Smarr is TemPredict's data analytics lead. Ashley Mason, a professor in the Department of Psychiatry and the Osher Center for Integrative Medicine at UC San Francisco, is the study's principal investigator. "If wearables allow us to detect COVID-19 early, people can begin physical isolation practices and obtain testing to reduce the spread of the virus," Mason said. In this way, an ounce of prevention may be worth even more than a pound of cure."

Wearables such as the Oura ring can continuously collect temperature data throughout the day and night, allowing researchers to measure people's true temperature baselines and identify fever peaks more accurately. "Temperature varies not only from person to person but also for the same person at different times of the day," Smarr said.

The study, he explains, highlights the importance of collecting data continuously over long periods. Incidentally, the lack of continuous data is also why temperature spot checks are not effective for detecting COVID-19. Smarr said these spot checks are the equivalent of catching a syllable per minute in a conversation, rather than whole sentences.
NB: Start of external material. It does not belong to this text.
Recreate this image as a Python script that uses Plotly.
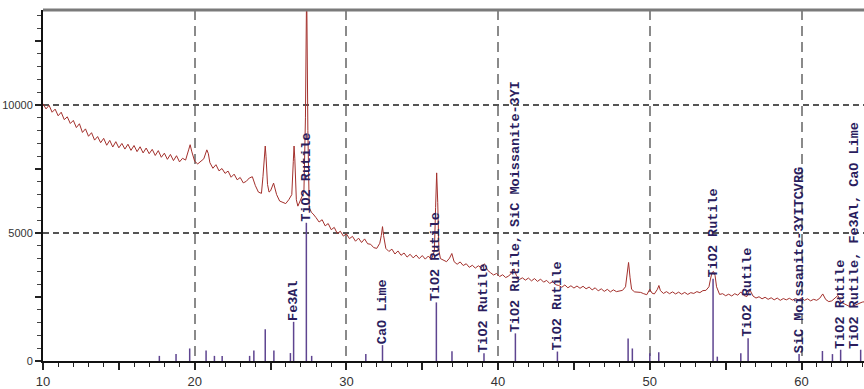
import plotly.graph_objects as go

# ---- measured pattern (2-theta, intensity) ----
two_theta = [
    10.0, 10.2, 10.4, 10.6, 10.8, 11.0, 11.2, 11.4, 11.6, 11.8,
    12.0, 12.2, 12.4, 12.6, 12.8, 13.0, 13.2, 13.4, 13.6, 13.8,
    14.0, 14.2, 14.4, 14.6, 14.8, 15.0, 15.2, 15.4, 15.6, 15.8,
    16.0, 16.2, 16.4, 16.6, 16.8, 17.0, 17.2, 17.4, 17.6, 17.8,
    18.0, 18.2, 18.4, 18.6, 18.8, 19.0, 19.2, 19.4, 19.6, 19.7,
    19.8, 20.0, 20.2, 20.4, 20.6, 20.8, 20.9, 21.0, 21.2, 21.4,
    21.6, 21.8, 22.0, 22.2, 22.4, 22.6, 22.8, 23.0, 23.2, 23.4,
    23.6, 23.8, 24.0, 24.2, 24.4, 24.5, 24.6, 24.65, 24.7, 24.8,
    24.9, 25.0, 25.2, 25.4, 25.6, 25.8, 26.0, 26.2, 26.4, 26.5,
    26.55, 26.6, 26.7, 26.8, 27.0, 27.2, 27.3, 27.38, 27.46, 27.55,
    27.7, 27.8, 28.0, 28.2, 28.4, 28.6, 28.8, 29.0, 29.2, 29.4,
    29.6, 29.8, 30.0, 30.2, 30.4, 30.6, 30.8, 31.0, 31.2, 31.4,
    31.6, 31.8, 32.0, 32.2, 32.3, 32.38, 32.45, 32.6, 32.8, 33.0,
    33.2, 33.4, 33.6, 33.8, 34.0, 34.2, 34.4, 34.6, 34.8, 35.0,
    35.2, 35.4, 35.6, 35.8, 35.88, 35.95, 36.02, 36.1, 36.2, 36.4,
    36.6, 36.8, 36.95, 37.1, 37.3, 37.5, 37.7, 37.9, 38.1, 38.3,
    38.5, 38.7, 38.9, 39.1, 39.3, 39.5, 39.7, 39.9, 40.1, 40.3,
    40.5, 40.7, 40.9, 41.05, 41.2, 41.4, 41.6, 41.8, 42.0, 42.2,
    42.4, 42.6, 42.8, 43.0, 43.2, 43.4, 43.6, 43.8, 44.0, 44.2,
    44.4, 44.6, 44.8, 45.0, 45.2, 45.4, 45.6, 45.8, 46.0, 46.2,
    46.4, 46.6, 46.8, 47.0, 47.2, 47.4, 47.6, 47.8, 48.0, 48.2,
    48.4, 48.5, 48.6, 48.7, 48.8, 49.0, 49.2, 49.4, 49.6, 49.8,
    50.0, 50.15, 50.3, 50.5, 50.6, 50.7, 50.9, 51.1, 51.3, 51.5,
    51.7, 51.9, 52.1, 52.3, 52.5, 52.7, 52.9, 53.1, 53.3, 53.5,
    53.7, 53.9, 54.0, 54.1, 54.2, 54.3, 54.4, 54.6, 54.8, 55.0,
    55.2, 55.4, 55.6, 55.8, 56.0, 56.2, 56.4, 56.6, 56.8, 57.0,
    57.2, 57.4, 57.6, 57.8, 58.0, 58.2, 58.4, 58.6, 58.8, 59.0,
    59.2, 59.4, 59.6, 59.8, 60.0, 60.2, 60.4, 60.6, 60.8, 61.0,
    61.2, 61.4, 61.6, 61.8, 62.0, 62.2, 62.4, 62.6, 62.8, 63.0,
    63.2, 63.4, 63.6, 63.8, 64.0, 64.2,
]
intensity = [
    10050, 9850, 9990, 9720, 9840, 9580, 9720, 9430, 9540, 9280,
    9400, 9120, 9270, 8930, 9070, 8780, 8920, 8630, 8770, 8530,
    8700, 8430, 8620, 8360, 8570, 8330, 8500, 8280, 8470, 8230,
    8420, 8180, 8370, 8130, 8320, 8100, 8270, 8030, 8220, 7960,
    8120, 7880, 8070, 7830, 8020, 7780, 7920, 7850, 8250, 8450,
    8200, 7800, 7700, 7820, 7900, 8250, 8100, 7750, 7530, 7670,
    7430, 7520, 7330, 7420, 7180, 7300, 7080, 7170, 6960, 7020,
    7150, 7200, 6850, 6600, 6550, 7200, 8200, 8400, 8000, 6900,
    6600, 6650, 6950, 6500, 6250, 6200, 6150, 6300, 6500, 7800,
    8400, 7900, 6300, 6050, 6300, 6600, 9500, 14800, 9000, 6000,
    5800, 5750, 5600, 5430, 5520, 5280, 5370, 5130, 5220, 4980,
    5070, 4880, 4970, 4780, 4870, 4680, 4800, 4630, 4770, 4580,
    4560, 4430, 4400, 4600, 4900, 5250, 4900, 4400, 4280, 4370,
    4180, 4300, 4130, 4220, 4060, 4170, 4030, 4140, 4000, 4120,
    3980, 4100, 3960, 4300, 6000, 7350, 6200, 4300, 4000, 3950,
    3880, 4020, 4200, 3880, 3780, 3870, 3730, 3800, 3660, 3740,
    3630, 3720, 3640, 3800, 3550, 3450, 3360, 3420, 3300, 3370,
    3260, 3320, 3450, 3600, 3350, 3180, 3250, 3160, 3240, 3130,
    3220, 3110, 3200, 3080, 3150, 3030, 3100, 2980, 2950, 2880,
    2970, 2860, 2940, 2850, 2930, 2840, 2920, 2820, 2890, 2780,
    2860, 2740, 2820, 2720, 2800, 2700, 2780, 2710, 2750, 2760,
    2900, 3300, 3850, 3250, 2800, 2700, 2690, 2680, 2630, 2590,
    2800, 2650, 2620, 2800, 2950, 2750, 2640, 2710, 2630, 2700,
    2620, 2690, 2610, 2680, 2600, 2670, 2640, 2710, 2670, 2750,
    2760, 2900, 3200, 3450, 3500, 3350, 2900, 2600, 2630, 2550,
    2610, 2540, 2630, 2570, 2700, 2560, 2520, 2780, 2540, 2460,
    2510, 2430, 2490, 2410, 2470, 2390, 2460, 2370, 2440, 2390,
    2450, 2380, 2440, 2390, 2450, 2370, 2430, 2350, 2410, 2370,
    2450, 2620, 2400, 2320, 2350, 2450, 2560, 2300, 2240, 2200,
    2120, 2150, 2200, 2260, 2300, 2320,
]

# ---- reference (stick) pattern ----
ref_pos = [17.67, 18.77, 19.67, 20.75, 21.30, 21.81, 23.62, 23.90, 24.65, 25.22,
           26.31, 26.52, 27.36, 27.71, 31.28, 32.38, 35.93, 36.96, 39.07, 41.14,
           43.91, 48.57, 48.85, 50.0, 50.59, 54.17, 54.45, 56.0, 56.48, 59.84,
           61.38, 62.04, 62.58, 63.9]
ref_height = [200, 270, 490, 410, 200, 200, 200, 410, 1240, 410,
              310, 1530, 5400, 200, 270, 620, 2290, 380, 300, 1080,
              370, 880, 490, 300, 340, 3210, 170, 300, 890, 270,
              390, 270, 440, 440]
ref_label = ["", "", "", "", "", "", "", "", "", "",
             "", "Fe3Al", "TiO2 Rutile", "", "", "CaO Lime", "TiO2 Rutile", "", "TiO2 Rutile",
             "TiO2 Rutile, SiC Moissanite-3YI",
             "TiO2 Rutile", "", "", "", "", "TiO2 Rutile", "", "", "TiO2 Rutile",
             "SiC Moissanite-3YITCVRG",
             "", "", "TiO2 Rutile", "TiO2 Rutile, Fe3Al, CaO Lime"]

x_major = [10, 15, 20, 25, 30, 35, 40, 45, 50, 55, 60]
x_major_text = ["10", "", "20", "", "30", "", "40", "", "50", "", "60"]
x_grid = [20, 30, 40, 50, 60]
y_major = [0, 2500, 5000, 7500, 10000, 12500]
y_major_text = ["0", "", "5000", "", "10000", ""]
y_grid = [5000, 10000]

X_RANGE = [10, 64.12]
Y_RANGE = [0, 13714]

LINE_COLOR = "#a3302c"
STICK_COLOR = "#5e4490"
LABEL_COLOR = "#2a1d5e"

fig = go.Figure()

# stick pattern
sx, sy = [], []
for p, h in zip(ref_pos, ref_height):
    sx += [p, p, None]
    sy += [0, h, None]
fig.add_trace(go.Scatter(x=sx, y=sy, mode="lines",
                         line=dict(color=STICK_COLOR, width=1.5),
                         hoverinfo="skip", showlegend=False))

# measured pattern
fig.add_trace(go.Scatter(x=two_theta, y=intensity, mode="lines",
                         line=dict(color=LINE_COLOR, width=1),
                         showlegend=False))

# invisible trace for grid axes
fig.add_trace(go.Scatter(x=[X_RANGE[0]], y=[Y_RANGE[0]], xaxis="x2", yaxis="y2",
                         mode="markers", marker=dict(opacity=0),
                         hoverinfo="skip", showlegend=False))

n_lab = len([l for l in ref_label if l])
k = 0
for p, h, lab in zip(ref_pos, ref_height, ref_label):
    if lab:
        k += 1
        fig.add_annotation(x=p, y=h, text=lab, textangle=-90, showarrow=False,
                           xanchor="center", yanchor="bottom", borderpad=0,
                           xshift=(-6 if k == n_lab else 0),
                           font=dict(family="Liberation Mono, Courier New, monospace",
                                     size=13.5, color=LABEL_COLOR, weight="bold"))

fig.update_layout(
    width=864, height=389,
    margin=dict(l=43, r=0, t=10, b=26),
    paper_bgcolor="white", plot_bgcolor="white",
    xaxis=dict(range=X_RANGE, tickmode="array", tickvals=x_major, ticktext=x_major_text,
               ticks="outside", ticklen=7, tickwidth=1.5, tickcolor="#222",
               showline=True, linecolor="#111", linewidth=2, showgrid=False,
               zeroline=False,
               minor=dict(dtick=1, tick0=10, ticks="outside", ticklen=4,
                          tickwidth=1, tickcolor="#222", showgrid=False),
               tickfont=dict(family="Liberation Sans Narrow, Arial Narrow, Liberation Sans, sans-serif",
                             size=13, color="#333")),
    yaxis=dict(range=Y_RANGE, tickmode="array", tickvals=y_major, ticktext=y_major_text,
               ticks="outside", ticklen=6, tickwidth=1.5, tickcolor="#222",
               showline=True, linecolor="#111", linewidth=2, showgrid=False,
               zeroline=False,
               minor=dict(dtick=500, tick0=0, ticks="outside", ticklen=4,
                          tickwidth=1, tickcolor="#444", showgrid=False),
               tickfont=dict(family="Liberation Sans Narrow, Arial Narrow, Liberation Sans, sans-serif",
                             size=11, color="#333")),
    xaxis2=dict(range=X_RANGE, overlaying="x", tickmode="array", tickvals=x_grid,
                showticklabels=False, ticks="", showgrid=True, gridcolor="#8a8a8a",
                gridwidth=1.5, griddash="10px,6px", zeroline=False, showline=False),
    yaxis2=dict(range=Y_RANGE, overlaying="y", tickmode="array", tickvals=y_grid,
                showticklabels=False, ticks="", showgrid=True, gridcolor="#555",
                gridwidth=1.5, griddash="6px,4px", zeroline=False, showline=False),
    hovermode=False,
    shapes=[dict(type="line", xref="paper", yref="paper", x0=0, x1=1, y0=1, y1=1,
                 line=dict(color="#7a7a7a", width=3))],
)

fig.write_html("out.html")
In the Scientific Reports paper, Smarr and colleagues noticed that fever onset often happened before subjects reported symptoms, even to those who never reported other symptoms. "It supports the hypothesis that some fever-like events may go unreported or unnoticed without being truly asymptomatic," the researchers write. "Wearables therefore may contribute to identifying rates of asymptomatic [illness] as opposed to unreported illness, [which is] of special importance in the COVID-19 pandemic."

The 50 subjects in the study all owned Oura rings and had had COVID-19 before joining TemPredict. They provided symptom summaries for their illnesses and gave researchers access to the data their Oura rings had collected during the period when they were sick. The signal for fever onset was not subtle, Smarr said. "The chart tracking people who had a fever looked like it was on fire."

The data collected as part of the subsequent TemPredict study included 65,000 subjects, and these data will be stored at the San Diego Supercomputer Center at UC San Diego, where a team led by Ilkay Altintas is building a portal to enable other researchers to access these data for further analyses.

"The data collected has great potential to be linked with other datasets making individual and societal scale models be combined to understand the disease further," said Ilkay Altintas, the chief data science officer at the San Diego Supercomputer Center. The easier we can make to share the data and optimize the use of it through digital technologies, the quicker other researchers will make use of it in their studies."

Researchers also are keeping up efforts to recruit a diverse pool of subjects that reflects the U.S. population.

"We need to make sure that our algorithms work for everyone," Smarr said.

In the future, researchers plan to expand their early detection methods to other infectious diseases, such as the flu.